Influenced by the idea of giving back to the community at the same time, being eco-friendly, she started UPSYKL in hopes of doing the same.

When she first kick-started UPSYKL, Nabilah would tell people to recycle for cash and was surprised to receive an overwhelming response.

With more than enough material, she started looking for a designer to start production and seven months later, she engaged local designer Humaira Zakaria and started work on her first collection — Pop-Recovered — which was launched in March this year.

This was followed by the June launch of the second line, the ECOEID’18 collection, outsourcing the work to two designers  – Humaira Zakaria and Aisyah Azlan.

Cutting against the grain

Because upcycling is a very new concept in Brunei, Nabilah says she faces challenges in trying to change perceptions.

“It’s quite tough to shift mindsets, let alone the stigma toward pre-loved clothes which can actually be disinfected and cleaned”, she says.

She adds that this is particularly true among the older generation who tend to perceive them as dirty and unhygienic.

“There are a lot of factors to consider when it comes to sustainable fashion. For us at UPSYKL, we want to encourage customers to buy less, choose well and make an impact.”

Another challenge is the availability of designers with sufficient training and expertise in designing pre-loved clothes.

Upcycling involves a deeper level of creativity to further expand the lifespan of pre-loved clothes, says Nabilah, adding that, 90 per cent of the time it is used in re-sewing and in the deconstruction of clothes.

Hence, the creative process needs a certain mental endurance and sewing skill to be able to produce upcycled pieces, she said.

“There are many other challenges, however none is greater than the aim of starting UPSYKL — which is to save the planet one shirt at a time.”

“I am very fortunate to be surrounded with talented designers and sewists who have helped me in raising awareness of green consumption in fashion,” she adds.

When asked about future plans, Nabilah said in five years’ time, she aims to expand her business to Singapore, Malaysia, Indonesia and perhaps Korea and Japan as an upcycling platform for the public.

Stitching together a sustainable future

It doesn’t just stop at upcycling, Nabilah is keen to start practicing a zero-waste cutting strategy in order reduce fabric waste and protect the environment.

Inspired by her recent trip to Malaysia, she explains that the zero-waste cutting strategy is when sewists design garments with pattern pieces which generate no waste.

It is actually difficult to practice a zero-waste cutting strategy, which is why not many designers want to embrace it. 

“It is actually difficult to practice a zero-waste cutting strategy, which is why not many designers want to embrace it.

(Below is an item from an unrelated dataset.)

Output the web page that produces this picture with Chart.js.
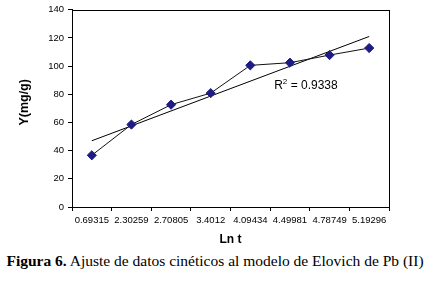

It requires creativity and a lot of thought process goes into it,” Nabilah says.

The design process should include sustainability, longevity and biodegradability of the products, the environment-conscious fashion designer says.

In terms of giving back, UPSYKL is currently in discussions with a local NGO to empower  underprivileged women in the country. “Through this [upcoming] project, we hope to teach and sharpen their skills to produce garments. A portion of the sales will be donated towards this cause.”

The fashion brand is also looking to ramp up production by introducing a basics collection which will be regularly updated every month.

“People may see it as mass producing like other retail companies, but in fact, we are performing mass cleaning.”

Locally, she says that she has observed a growing trend and awareness to be eco-friendly and hopes everyone can do their part to make the world a better place for the future generation.